Den Vorstoß nicht nachvollziehen kann Politologin Kathrin Stainer-Hämmerle: “Menschenrechte sind unteilbar und unverhandelbar.” Diese Garantie sei ein Konsens der Demokratie, neben freien Wahlen und einem funktionierenden Rechtsstaat. Auch politisch könne sie den Schritt nicht nachvollziehen, betont sie gegenüber deN VN: “Da gibt es überhaupt keine Scheu, billigste Anlasspolitik zu machen.” Es sei natürlich nicht Aufgabe der Politik, “vor einer vermeintlichen Mehrheitsmeinung und der Angst vor der FPÖ” zu kapitulieren. Dieses in Frage stellen von Menschenrechten sei ein zutiefst populistischer Zug: “Ich verstehe auch nicht, warum alle den Zorn den Wählerinnen und Wähler fürchten. Ich glaube schon, dass in Österreich viele dafür sind, dass man Flüchtlingen hilft.”

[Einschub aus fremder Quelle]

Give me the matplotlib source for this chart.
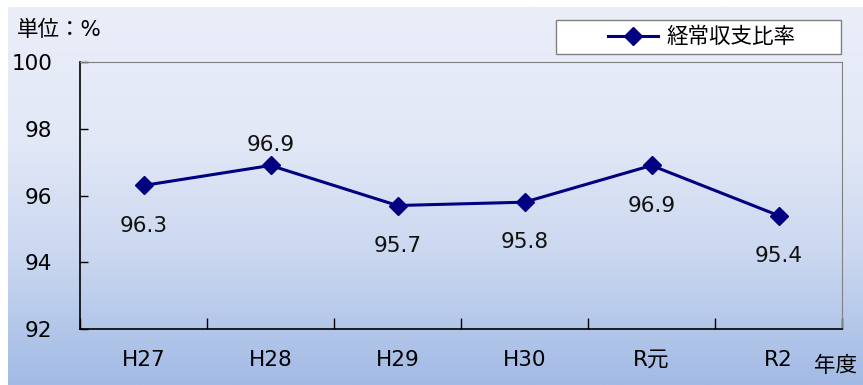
import numpy as np
import matplotlib
matplotlib.use("Agg")
import matplotlib.pyplot as plt
from matplotlib.colors import LinearSegmentedColormap
from matplotlib.patches import Rectangle

plt.rcParams['font.family'] = ['DejaVu Sans', 'Noto Sans CJK JP']

categories = ["H27", "H28", "H29", "H30", "R元", "R2"]
values = [96.3, 96.9, 95.7, 95.8, 96.9, 95.4]
label_above = [False, True, False, False, False, False]
yticks = [92, 94, 96, 98, 100]
series_name = "経常収支比率"

W, H = 863, 385
fig = plt.figure(figsize=(W / 100, H / 100), dpi=100, facecolor="white")

# gradient background
bg = fig.add_axes([8 / W, 0, 1 - 8 / W, 1 - 7 / H], zorder=-10)
cmap = LinearSegmentedColormap.from_list(
    "bg", [(0.0, "#EAEEF9"), (0.35, "#E2E8F6"), (0.65, "#CBD8F0"), (1.0, "#A2BAE5")])
grad = np.linspace(0, 1, 256).reshape(-1, 1)
bg.imshow(grad, aspect="auto", cmap=cmap, extent=[0, 1, 1, 0])
bg.set_axis_off()

FS = 15.5

ax = fig.add_axes([80 / W, (H - 329) / H, (842 - 80) / W, (329 - 62) / H])
ax.patch.set_alpha(0)
x = np.arange(len(categories))
line, = ax.plot(x, values, color="#000080", lw=2.2, marker="D", markersize=9,
                label=series_name, zorder=3)

for xi, v, above in zip(x, values, label_above):
    off = 15 if above else -29
    ax.annotate(f"{v:.1f}", (xi, v), xytext=(0, off), textcoords="offset points",
                ha="center", va="center", fontsize=FS, color="#111111")

ax.set_xlim(-0.5, len(categories) - 0.5)
ax.set_ylim(92, 100)
ax.set_yticks(yticks)
ax.set_xticks(x)
ax.set_xticklabels(categories)
ax.set_xticks(np.arange(len(categories) + 1) - 0.5, minor=True)
ax.tick_params(axis="x", which="major", length=0, pad=15, labelsize=FS)
ax.tick_params(axis="x", which="minor", direction="in", length=8, width=1)
ax.tick_params(axis="y", direction="in", length=6, width=1, pad=20, labelsize=FS)
for lab in ax.get_yticklabels():
    lab.set_horizontalalignment("right")

ax.spines["left"].set_color("black")
ax.spines["bottom"].set_color("black")
ax.spines["left"].set_linewidth(1.2)
ax.spines["bottom"].set_linewidth(1.2)
ax.spines["top"].set_color("#808080")
ax.spines["right"].set_color("#808080")

fig.text(17 / W, 1 - 30 / H, "単位：%", fontsize=FS, va="center", ha="left")
fig.text(857 / W, 1 - 366 / H, "年度", fontsize=FS, va="center", ha="right")

# legend box
fig.patches.append(Rectangle((556 / W, 1 - 54 / H), (841 - 556) / W, 34 / H,
                             transform=fig.transFigure, facecolor="white",
                             edgecolor="#808080", lw=1, zorder=1))
leg = fig.legend(handles=[line], loc="center left", bbox_to_anchor=(608 / W, 1 - 37 / H),
                 frameon=False, fontsize=FS, handlelength=2.3, handletextpad=0.4,
                 borderpad=0, borderaxespad=0)
leg.set_zorder(2)

fig.savefig("out.png", dpi=100, facecolor="white")
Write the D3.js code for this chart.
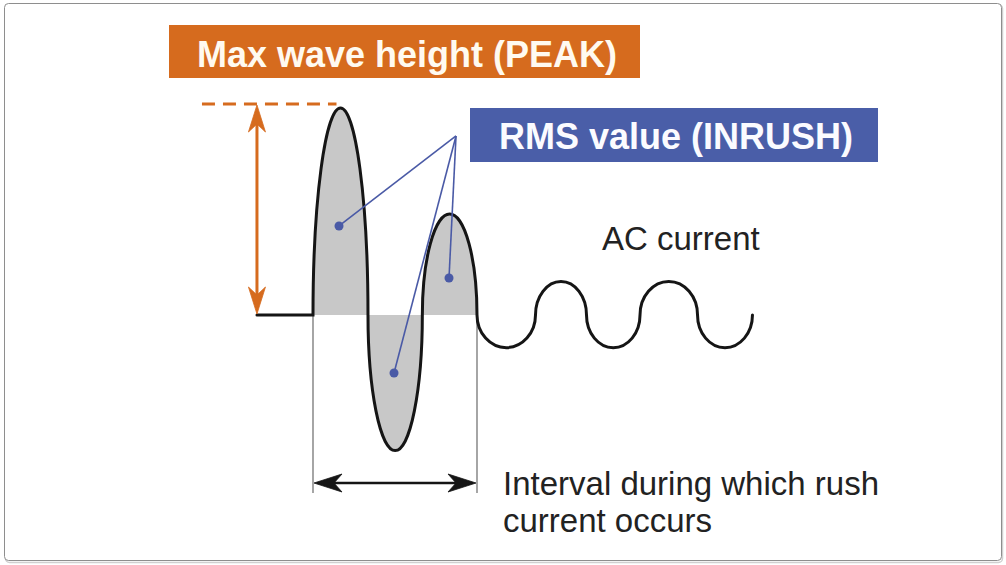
<!DOCTYPE html>
<html>
<head>
<meta charset="utf-8">
<script src="https://cdn.jsdelivr.net/npm/d3@7"></script>
<style>
  html, body { margin: 0; padding: 0; background: #fff; }
  svg { display: block; }
  text { font-family: "Liberation Sans", Arial, Helvetica, sans-serif; }
</style>
</head>
<body>
<svg id="chart" width="1006" height="565"></svg>
<script>
// ---- data (time in ms, current in arbitrary units) ----
const preTime = [-10.25, 0];                       // flat, zero current before switch-on
const crossingTime = [0, 10.06, 20.0, 30.0, 40.70, 50.03, 59.82, 70.34, 80.39]; // zero crossings
const halfWavePeak = [10, -6.55, 4.88, -1.58, 1.62, -1.58, 1.62, -1.58];        // extreme of each half-wave
const inrushHalfWaves = 3;                          // first three half-waves = rush current
const leaderOrigin = [26.16, 8.65];
const rmsDotTime = [4.76, 14.82, 24.88];
const rmsDotCurrent = [4.30, -2.80, 1.79];

const peakLabel = "Max wave height (PEAK)";
const rmsLabel = "RMS value (INRUSH)";
const acLabel = "AC current";
const intervalLabel = ["Interval during which rush", "current occurs"];

// ---- colours ----
const ORANGE = "#d66b1e";
const BLUE = "#4a5ea8";
const LEADER = "#4a5aa6";
const FILL = "#c8c8c8";
const INK = "#151515";

const svg = d3.select("#chart");

// frame
svg.append("rect").attr("x", 5.5).attr("y", 4.5).attr("width", 997).attr("height", 558)
  .attr("rx", 4).attr("fill", "none").attr("stroke", "#d0d0d0").attr("stroke-width", 1.5);
svg.append("rect").attr("x", 4.5).attr("y", 3.5).attr("width", 997).attr("height", 557)
  .attr("rx", 4).attr("fill", "#fff").attr("stroke", "#8e8e8e").attr("stroke-width", 1);

// scales
const x = d3.scaleLinear().domain([0, 30]).range([313, 477]);
const y = d3.scaleLinear().domain([0, 10]).range([315, 108]);

// chain of half-wave arcs between zero crossings
function halfWaves(from, to) {
  let s = "";
  for (let i = from; i < to; i++) {
    const x0 = x(crossingTime[i]), x1 = x(crossingTime[i + 1]);
    const rx = (x1 - x0) / 2;
    const ry = Math.abs(y(halfWavePeak[i]) - y(0));
    const sweep = halfWavePeak[i] > 0 ? 1 : 0;
    s += `A${rx},${ry} 0 0 ${sweep} ${x1},${y(0)}`;
  }
  return s;
}

// shaded inrush area
svg.append("path")
  .attr("d", `M${x(crossingTime[0])},${y(0)}` + halfWaves(0, inrushHalfWaves) + "Z")
  .attr("fill", FILL);

// interval guide lines
const intervalTime = [crossingTime[0], crossingTime[inrushHalfWaves]];
intervalTime.forEach(t => {
  svg.append("line").attr("x1", x(t)).attr("x2", x(t))
    .attr("y1", y(0)).attr("y2", y(0) + 178)
    .attr("stroke", "#6a6a6a").attr("stroke-width", 1.2);
});

// waveform
svg.append("path")
  .attr("d", `M${x(preTime[0])},${y(0)}L${x(preTime[1])},${y(0)}` + halfWaves(0, halfWavePeak.length))
  .attr("fill", "none").attr("stroke", INK).attr("stroke-width", 3)
  .attr("stroke-linejoin", "miter").attr("stroke-linecap", "round");

// arrowhead helper
function arrowHead(g, tx, ty, angle, L, W, notch, color) {
  const pts = [[0, 0], [-L, -W / 2], [-L + notch, 0], [-L, W / 2]];
  const c = Math.cos(angle), s = Math.sin(angle);
  const p = pts.map(([a, b]) => [tx + a * c - b * s, ty + a * s + b * c]);
  g.append("path").attr("d", "M" + p.map(q => q.join(",")).join("L") + "Z")
    .attr("fill", color).attr("stroke", color).attr("stroke-width", 0.8).attr("stroke-linejoin", "miter");
}

// peak annotation
const peakY = y(halfWavePeak[0]) - 4;
const peakX = (x(crossingTime[0]) + x(crossingTime[1])) / 2;
const arrowX = x(preTime[0]);
svg.append("line").attr("x1", arrowX - 55).attr("x2", peakX - 4)
  .attr("y1", peakY).attr("y2", peakY)
  .attr("stroke", ORANGE).attr("stroke-width", 3).attr("stroke-dasharray", "13,8");
svg.append("line").attr("x1", arrowX).attr("x2", arrowX)
  .attr("y1", peakY + 12).attr("y2", y(0) - 12)
  .attr("stroke", ORANGE).attr("stroke-width", 3);
arrowHead(svg, arrowX, peakY + 1, -Math.PI / 2, 27, 17, 8, ORANGE);
arrowHead(svg, arrowX, y(0) - 1, Math.PI / 2, 27, 17, 8, ORANGE);

// interval double arrow
const arrY = y(0) + 168;
svg.append("line").attr("x1", x(intervalTime[0]) + 10).attr("x2", x(intervalTime[1]) - 10)
  .attr("y1", arrY).attr("y2", arrY).attr("stroke", INK).attr("stroke-width", 2.6);
arrowHead(svg, x(intervalTime[0]) + 1, arrY, Math.PI, 28, 18, 8, INK);
arrowHead(svg, x(intervalTime[1]) - 1, arrY, 0, 28, 18, 8, INK);

// RMS leader lines & dots
rmsDotTime.forEach((t, i) => {
  svg.append("line").attr("x1", x(leaderOrigin[0])).attr("y1", y(leaderOrigin[1]))
    .attr("x2", x(t)).attr("y2", y(rmsDotCurrent[i]))
    .attr("stroke", LEADER).attr("stroke-width", 1.6);
});
rmsDotTime.forEach((t, i) => {
  svg.append("circle").attr("cx", x(t)).attr("cy", y(rmsDotCurrent[i])).attr("r", 4.5)
    .attr("fill", LEADER);
});

// label boxes
svg.append("rect").attr("x", 169).attr("y", 25).attr("width", 471).attr("height", 53).attr("fill", ORANGE);
svg.append("text").attr("x", 197).attr("y", 67).text(peakLabel)
  .attr("fill", "#fffaf0").attr("font-size", 36).attr("font-weight", "bold");

svg.append("rect").attr("x", 470).attr("y", 108).attr("width", 408).attr("height", 54).attr("fill", BLUE);
svg.append("text").attr("x", 499).attr("y", 149).text(rmsLabel)
  .attr("fill", "#fbfbff").attr("font-size", 36).attr("font-weight", "bold");

// plain labels
svg.append("text").attr("x", 602).attr("y", 250).text(acLabel)
  .attr("fill", "#222").attr("font-size", 33);
intervalLabel.forEach((s, i) => {
  svg.append("text").attr("x", 503).attr("y", 495 + i * 37).text(s)
    .attr("fill", "#222").attr("font-size", 33);
});
</script>
</body>
</html>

Die EMRK gilt für alle Menschen und steht in Österreich im Verfassungsrang. Andreas Müller, Völkerrechtsexperte an der Universität Innsbruck, betont aber, dass die Themen des aktuellen Vorstoßes gar nicht im Rahmen der Menschenrechtskonvention zu diskutieren wären, sondern Teil des gesamten EU-Asylrechtes seien. Die kritisierte Judikatur des Europäischen Gerichtshofs für Menschenrechte sei bereits in den 1980er-Jahren erstmals getroffen worden und Teil des “Europäischen Selbstverständnisses”. Die Umsetzung der vermeintlichen Zielvorstellung sei im Moment aber undenkbar: “Die EMRK ist ein Vertrag von 46 Staaten. Für eine Änderung bräuchte es politischen Willen, der so nicht existiert”, erklärt er den VN.